Gene research gives hope for women with endometriosis

Image caption,
Endometriosis affects 6 to 10% of women in their reproductive years

Researchers have identified two genetic variants that increase the risk of women developing endometriosis.

The genomes of 5,500 women with the condition from the UK, US and Australia were compared to those of 10,000 healthy volunteers.

The Nature Genetics study could lead to more effective treatments and diagnosis, researchers said.

An endometriosis charity said more research was needed to show how this could lead to better treatments.

Researchers from the University of Oxford, the Queensland Institute of Medical Research in Australia and Harvard Medical School, Boston were all involved in the study.

They say their findings provide clues to why endometriosis occurs.

They identified chromosome 1 and chromosome 7 as being crucial to a women's risk of developing the condition.

Chromosome 7 is thought to be involved in regulating genes which develop the womb and its lining, the study says, while chromosome 1 is close to a gene which is important for hormone metabolism and the development of the female reproductive tract.

Limited treatments

Dr Krina Zondervan, lead author of the study and research fellow at the University of Oxford, said: "Our study is a breakthrough because it provides the first strong evidence that variations in DNA make some women more likely to develop endometriosis," says Dr Krina.
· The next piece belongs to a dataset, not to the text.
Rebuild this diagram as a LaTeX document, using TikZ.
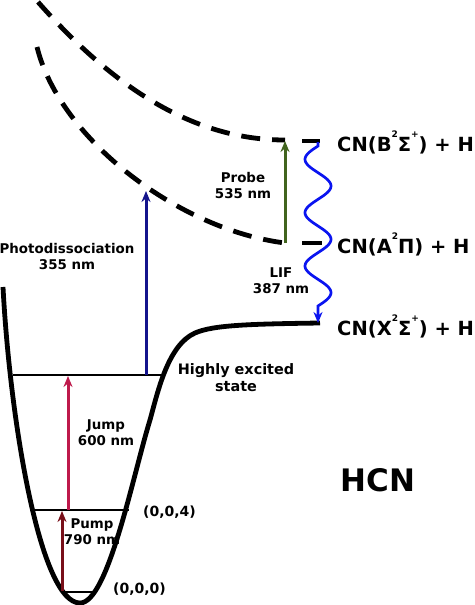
\documentclass[tikz,border=0pt]{standalone}
\usepackage{fontspec}
\setmainfont{DejaVu Sans}
\usetikzlibrary{arrows.meta}
\definecolor{navyarrow}{RGB}{20,20,140}
\definecolor{probegreen}{RGB}{65,100,30}
\definecolor{jumpred}{RGB}{190,25,75}
\definecolor{pumpred}{RGB}{120,15,25}
\definecolor{lifblue}{RGB}{10,20,240}
\newcommand{\supsc}[1]{\raisebox{0.72em}{\fontsize{9}{9}\selectfont #1}}
\begin{document}
\begin{tikzpicture}[x=1pt,y=-1pt,
  lbl/.style={font=\fontsize{13.4}{16}\selectfont\bfseries, align=center, inner sep=0pt},
  cnlbl/.style={font=\fontsize{19.5}{22}\selectfont\bfseries, anchor=west, inner sep=0pt},
  dashcurve/.style={line width=4.8pt, dash pattern=on 19pt off 12pt},
  levelend/.style={line width=4.8pt},
  well/.style={line width=4.8pt, line join=round},
  level/.style={line width=1.8pt},
  trans/.style={line width=3pt, -{Stealth[length=11pt,width=9pt]}}]
\useasboundingbox (0,0) rectangle (474,605);
% dashed dissociative curves
\draw[dashcurve] (38,2) .. controls (120,95) and (200,140) .. (285,140);
\draw[levelend] (302,141) -- (320,141);
\draw[dashcurve] (37,47) .. controls (60,140) and (180,230) .. (285,243);
\draw[levelend] (302,243) -- (322,243);
% potential well
\draw[well] (3,287) .. controls (10,420) and (40,603) .. (80,603)
  .. controls (108,603) and (133,475) .. (150,420)
  .. controls (158,391) and (168,345) .. (195,333)
  .. controls (213,325) and (250,324) .. (320,323);
% levels
\draw[level] (13,375) -- (162,375);
\draw[level] (33,510) -- (129,510);
\draw[level] (63,592) -- (97,592);
% arrow endpoints
\coordinate (pumpA) at (62,591);
\coordinate (pumpB) at (62,511);
\coordinate (jumpA) at (68,510);
\coordinate (jumpB) at (68,376);
\coordinate (photA) at (146,375);
\coordinate (photB) at (146,191);
\coordinate (probA) at (285,243);
\coordinate (probB) at (285,141);
\coordinate (lifA) at (318,142);
\coordinate (lifB) at (318,323);
% transitions
\draw[trans, pumpred] (pumpA) -- (pumpB);
\draw[trans, jumpred] (jumpA) -- (jumpB);
\draw[trans, navyarrow] (photA) -- (photB);
\draw[trans, probegreen] (probA) -- (probB);
\draw[trans, lifblue, line width=2.7pt] (lifA) -- (318,146) -- plot[domain=0:160, samples=120, smooth] ({318-13*sin(6.75*\x)},{146+\x}) -- (lifB);
% labels
\node[lbl] (photo) at (67,257) {Photodissociation\\355 nm};
\node[lbl] (probe) at (243,186) {Probe\\535 nm};
\node[lbl] (lif) at (281,281) {LIF\\387 nm};
\node[lbl, font=\fontsize{14.4}{17}\selectfont\bfseries] (hes) at (236,378) {Highly excited\\state};
\node[lbl] (jump) at (106,433) {Jump\\600 nm};
\node[lbl] (pump) at (92,532) {Pump\\790 nm};
\node[lbl, anchor=west, font=\fontsize{14}{16}\selectfont\bfseries] (l4) at (143,512) {(0,0,4)};
\node[lbl, anchor=west, font=\fontsize{14}{16}\selectfont\bfseries] (l0) at (113,589) {(0,0,0)};
\node[cnlbl] (cnb) at (337,142) {CN(B\supsc{2}Σ\supsc{+}) + H};
\node[cnlbl] (cna) at (337,244) {CN(A\supsc{2}Π) + H};
\node[cnlbl] (cnx) at (337,326) {CN(X\supsc{2}Σ\supsc{+}) + H};
\node[font=\fontsize{31}{36}\selectfont\bfseries, inner sep=0pt] (hcn) at (378,480) {HCN};
\end{tikzpicture}
\end{document}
"We now need to understand the effect of these variations on cells and molecules in the body."

Endometriosis is a common gynaecological disease which affects around six to 10% of all women in their reproductive years.
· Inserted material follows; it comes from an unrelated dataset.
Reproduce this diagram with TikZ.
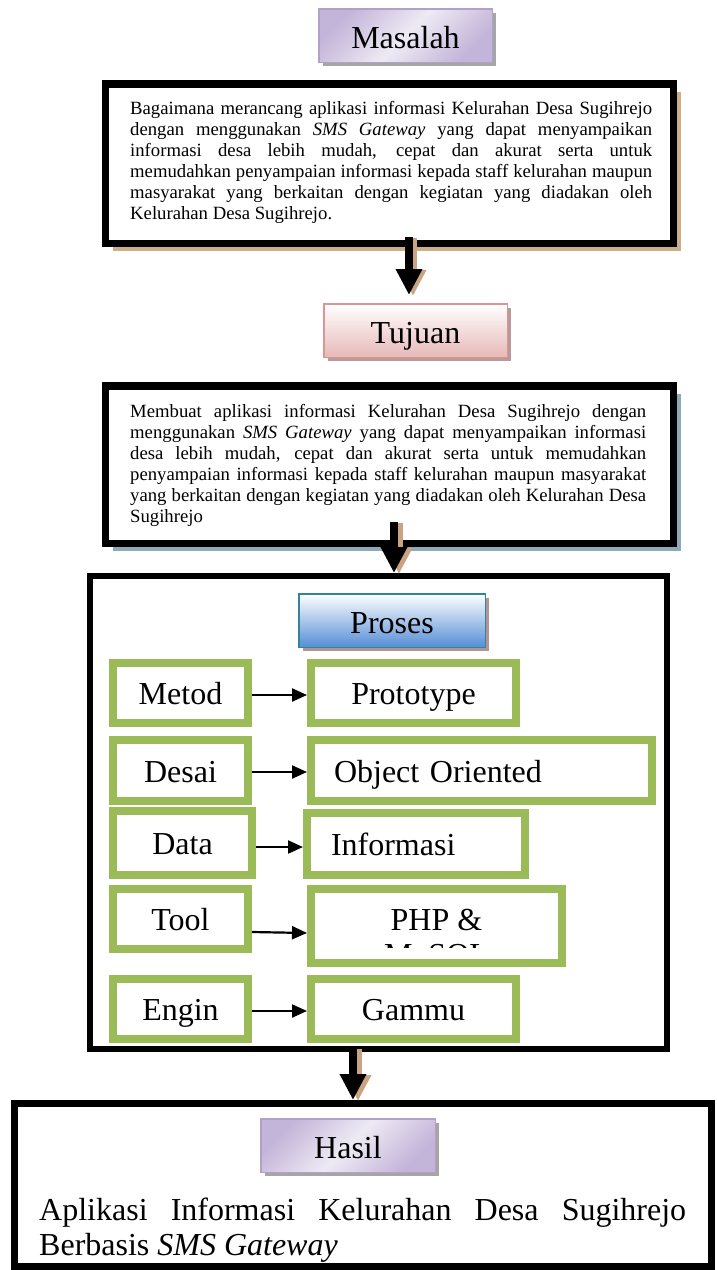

Common symptoms include chronic pelvic pain, painful periods as well as serious fertility problems in some women.

The condition occurs when cells like those in the lining of the womb are found elsewhere in the body.
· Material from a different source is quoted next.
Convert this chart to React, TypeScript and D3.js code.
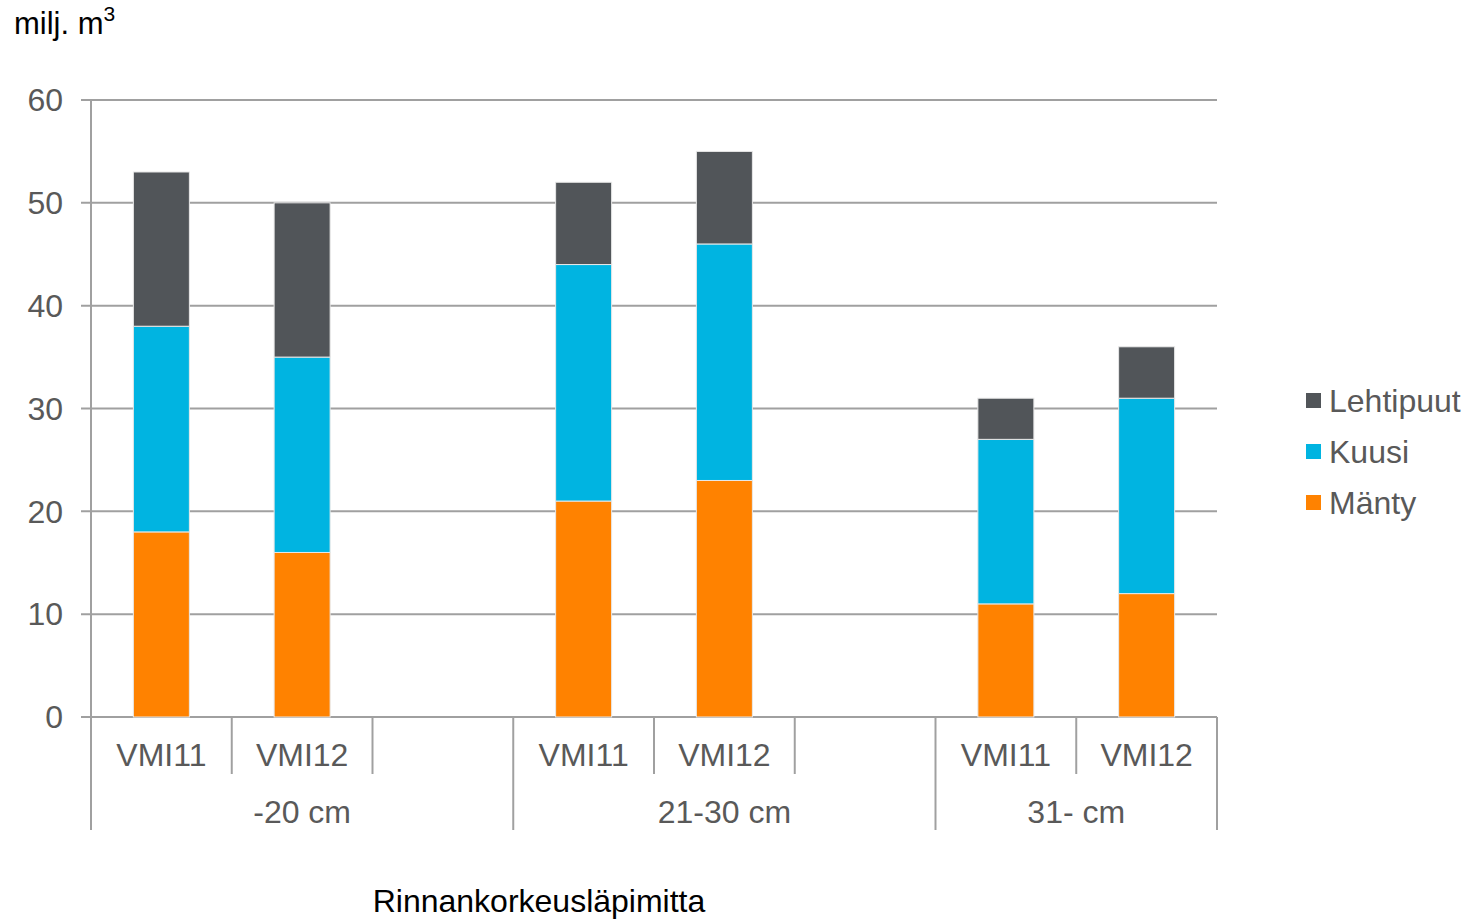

During a woman's monthly cycle, hormones stimulate the endometriosis, causing it to grow, then break down and bleed.

This leads to inflammation, pain, and the formation of scar tissue (adhesions).

The only way to diagnose endometriosis is through a procedure called a laparoscopy which happens under general anaesthetic.

Current treatments are limited to surgery and hormonal drugs which can have side effects.

Dr Stephen Kennedy, senior author of the study and head of the Nuffield department of obstetrics and gynaecology at Oxford, said this could now change.

"We have great confidence that the results of this study will help towards developing less invasive methods of diagnosis and more effective treatments for endometriosis."

Helen North, from Endometriosis UK, welcomed the study.

"However, what we really need is to see how this discovery can lead towards effective treatments.

"It takes around 10 years for a women to be diagnosed and even then available treatments are few, not definitive, and can involve invasive surgeries."